Business intelligence, in the traditional sense of the term, is undoubtedly a powerful strategic tool, which helps enterprise users to transform data into information, information into knowledge and knowledge into actionable strategies and tactics. Traditional BI systems have helped to improve the strategic decisions that affect the success of a business. This, however, is not enough in today's dynamic growth of the business and it also has little tactical value that reacts to immediate events. A solution enabling this type of capability is known as Real-Time BI (RTBI).
Real-time BI is also known as event-driven BI. In order to react in real-time, a BI system must react to events as they occur – not minutes or hours later. With Real-time BI, an enterprise can establish long-term strategies to optimize its operations and maximize competitiveness while at the same time reacting with the intelligence to events as they occur.

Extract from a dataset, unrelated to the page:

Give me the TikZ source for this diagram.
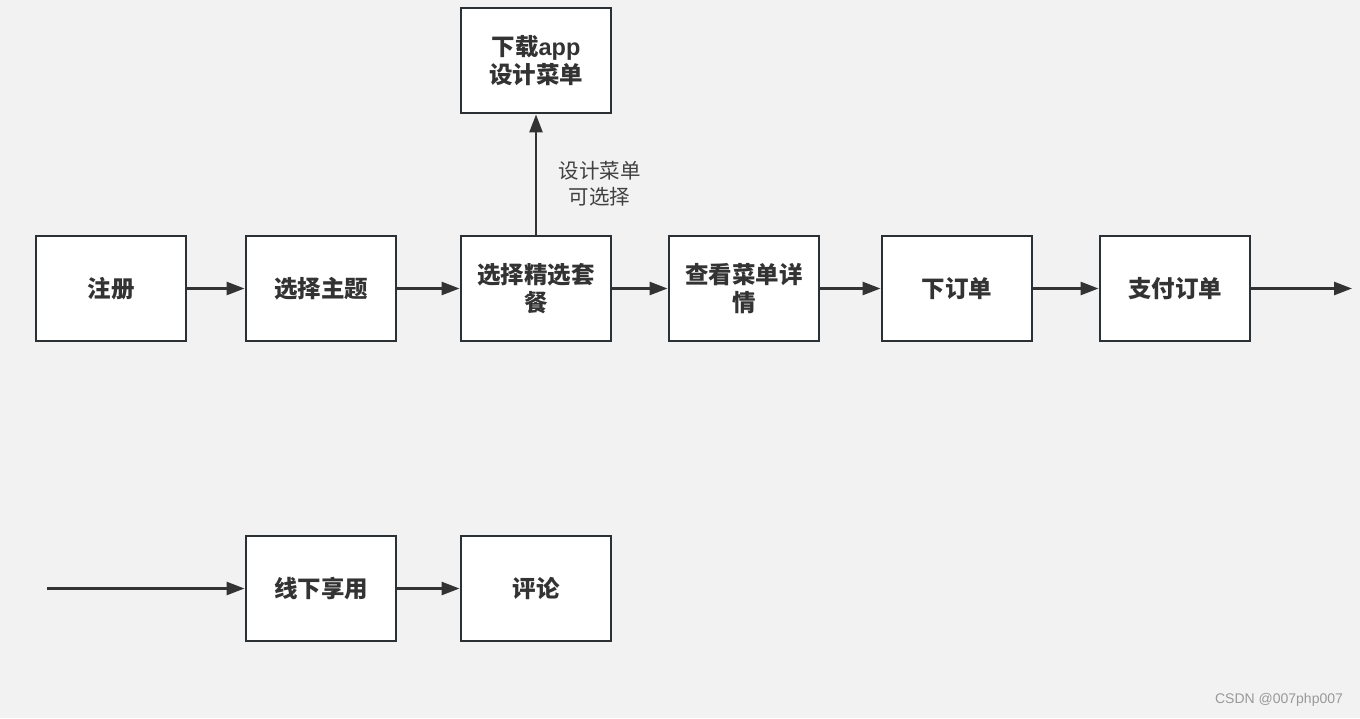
\documentclass[tikz,border=0pt]{standalone}
\usepackage{fontspec}
\newfontfamily\cjk{Noto Sans CJK SC}
\newfontfamily\latin{Liberation Sans}
\newfontfamily\wmfont{Liberation Sans}
\usetikzlibrary{positioning,arrows.meta}
\definecolor{boxline}{HTML}{2B3035}
\definecolor{flowline}{HTML}{333333}
\definecolor{canvas}{HTML}{F2F2F2}

\begin{document}
\begin{tikzpicture}[x=1pt,y=1pt,-{Triangle[length=18pt,width=13pt]},
line width=2.6pt, draw=flowline, on grid,
stepbox/.style ={rectangle, draw=boxline, fill=white, line width=2.9pt,
minimum width=150pt, minimum height=105pt, align=center,
font=\cjk\bfseries\fontsize{23.5}{28}\selectfont, text=black!80},
note/.style ={align=center, font=\cjk\fontsize{20.5}{26}\selectfont, text=black!75}]
\fill[canvas] (0,0) rectangle (1360,-718);
\node[stepbox] (reg) at (111,-288.5) {注册};
\node[stepbox] (theme) [right = 210pt of reg] {选择主题};
\node[stepbox] (combo) [right = 215pt of theme] {选择精选套\\餐};
\node[stepbox] (detail) [right = 208pt of combo] {查看菜单详\\情};
\node[stepbox] (order) [right = 213pt of detail] {下订单};
\node[stepbox] (pay) [right = 218pt of order] {支付订单};
\node[stepbox] (app) [above = 228pt of combo] {下载{\latin app}\\设计菜单};
\node[stepbox] (dine) [below = 300pt of theme] {线下享用};
\node[stepbox] (review) [right = 215pt of dine] {评论};
\coordinate (out) at (1352,-288.5);
\coordinate (in) at (47,-588.5);
\draw (reg) -- (theme);
\draw (theme) -- (combo);
\draw (combo) -- (detail);
\draw (detail) -- (order);
\draw (order) -- (pay);
\draw (pay) -- (out);
\draw (combo) -- node[note, right=18pt, pos=0.42] {设计菜单\\可选择} (app);
\draw (in) -- (dine);
\draw (dine) -- (review);
\node (mark) at (1279,-700) {\wmfont\fontsize{14}{16}\selectfont\color{black!40}CSDN @007php007};
\end{tikzpicture}
\end{document}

The gap between analytical (in the traditional sense of the term) and operational (Real-Time) processing is fast. The complex event processing tools and data-mining queries that used to take hours to run now execute in seconds. If only these data-mining engines had the latest values of the data, the tactical and strategic needs of BI could be merged into a single solution. However, In order to succeed, businesses should overcome two primary challenges: data latency and data unavailability.A business cannot respond to events as they happen if it cannot find out about these events for hours, days, or weeks (data latency). It also cannot immediately respond to events if the system that supplies the analyses of these events is down (data availability).

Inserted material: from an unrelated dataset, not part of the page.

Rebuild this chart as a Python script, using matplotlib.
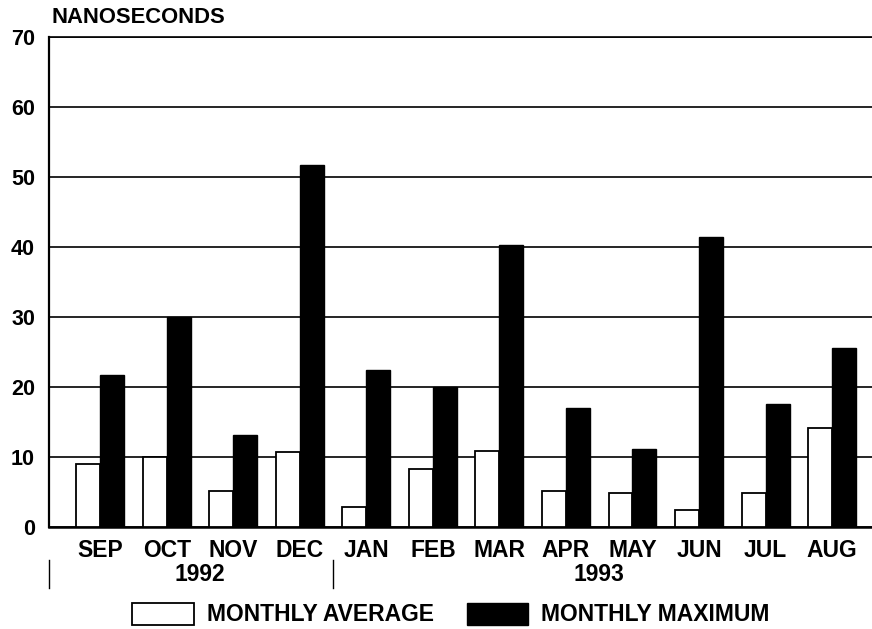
import numpy as np
import matplotlib
matplotlib.use('Agg')
import matplotlib.pyplot as plt
from matplotlib.patches import Patch

plt.rcParams['font.family'] = ['Liberation Sans', 'DejaVu Sans']
plt.rcParams['font.weight'] = 'bold'

months = ['SEP', 'OCT', 'NOV', 'DEC', 'JAN', 'FEB', 'MAR', 'APR', 'MAY', 'JUN', 'JUL', 'AUG']
monthly_avg = [9.0, 10.0, 5.1, 10.7, 2.8, 8.3, 10.9, 5.2, 4.8, 2.4, 4.9, 14.1]
monthly_max = [21.7, 30.0, 13.2, 51.7, 22.4, 20.0, 40.3, 17.0, 11.2, 41.4, 17.5, 25.6]
years = ['1992', '1993']
year_centers = [1.5, 7.5]
year_breaks = [-0.77, 3.5]

x = np.arange(len(months))
w = 0.36

fig = plt.figure(figsize=(8.72, 6.29), dpi=100)
ax = fig.add_axes([0.0562, 0.1622, 0.9438, 0.779])

ax.bar(x - w / 2, monthly_avg, width=w, color='white', edgecolor='black', linewidth=1.3, zorder=3)
ax.bar(x + w / 2, monthly_max, width=w, color='black', edgecolor='black', linewidth=1.0, zorder=3)

ax.set_xlim(-0.77, 11.6)
ax.set_ylim(0, 70)
ax.set_yticks(range(0, 71, 10))
ax.yaxis.grid(True, color='black', linewidth=1.2, zorder=0)
ax.set_axisbelow(True)
ax.set_xticks(x)
ax.set_xticklabels(months, fontsize=16.5, fontweight='bold')
ax.tick_params(axis='x', length=0, pad=9)
ax.tick_params(axis='y', length=0, pad=10, labelsize=15.5)
for lab in ax.get_yticklabels():
    lab.set_fontweight('bold')

ax.spines['right'].set_visible(False)
ax.spines['top'].set_linewidth(1.2)
ax.spines['left'].set_linewidth(1.6)
ax.spines['bottom'].set_linewidth(1.8)

ax.text(-0.73, 71.3, 'NANOSECONDS', fontsize=15.8, fontweight='bold', ha='left', va='bottom')

# year labels below months
trans = ax.get_xaxis_transform()
for yr, xc in zip(years, year_centers):
    ax.text(xc, -0.097, yr, transform=trans, fontsize=16.5, fontweight='bold', ha='center', va='center')
for xb in year_breaks:
    ax.plot([xb, xb], [-0.067, -0.124], transform=trans, color='black', linewidth=1.0, clip_on=False)

handles = [Patch(facecolor='white', edgecolor='black', linewidth=1.3, label='MONTHLY AVERAGE'),
           Patch(facecolor='black', edgecolor='black', label='MONTHLY MAXIMUM')]
fig.legend(handles=handles, loc='center', bbox_to_anchor=(0.517, 0.023), ncol=2, frameon=False,
           prop={'size': 16.5, 'weight': 'bold'}, handlelength=2.7, handleheight=1.1,
           handletextpad=0.56, columnspacing=1.43, borderpad=0)

fig.savefig('out.png', dpi=100)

Real-Time BI represents a significant improvement in reducing data latency and enabling actions to be taken within hours of the events that triggered them; however, they do not meet the criterion of immediacy that will allow a business to react in real-time to an event. Such triggers can post changes captured in the source system into a separate staging area, and the real-time integration engine can read continuously from the staging area without affecting the performance of the source systems. The cost and complexity involved in implementing specialized tools only to replicate data may not justify the benefits received by providing the information earlier.
The growth dynamics of the business, the available time limits for decision-making are increasingly shorter, both at the operational and at the strategic decision-making level. This leads to changes in the principles of the decision making, which is reflected in the requirement that the operational and strategic decision-making share the same platform and the same tools of BI, which was almost unthinkable until a couple of years ago. With real-time changes reflected into BI solutions, a whole new platform is open to the users where they can access up-to-the-minute operational information. This is superior to traditional BI solutions where users have to wait for a day or more to get the same information as the source application contained.
Despite of the understood value of Real-time BI, not every situation requires this approach, says Graham Mackintosh, business unit executive for IBM Cognos. “Real-time BI only makes sense in situations where you can respond to its findings in real time. Extremely low latency is only helpful if there is measurable business benefit and return on investment to be gained from quick responses.”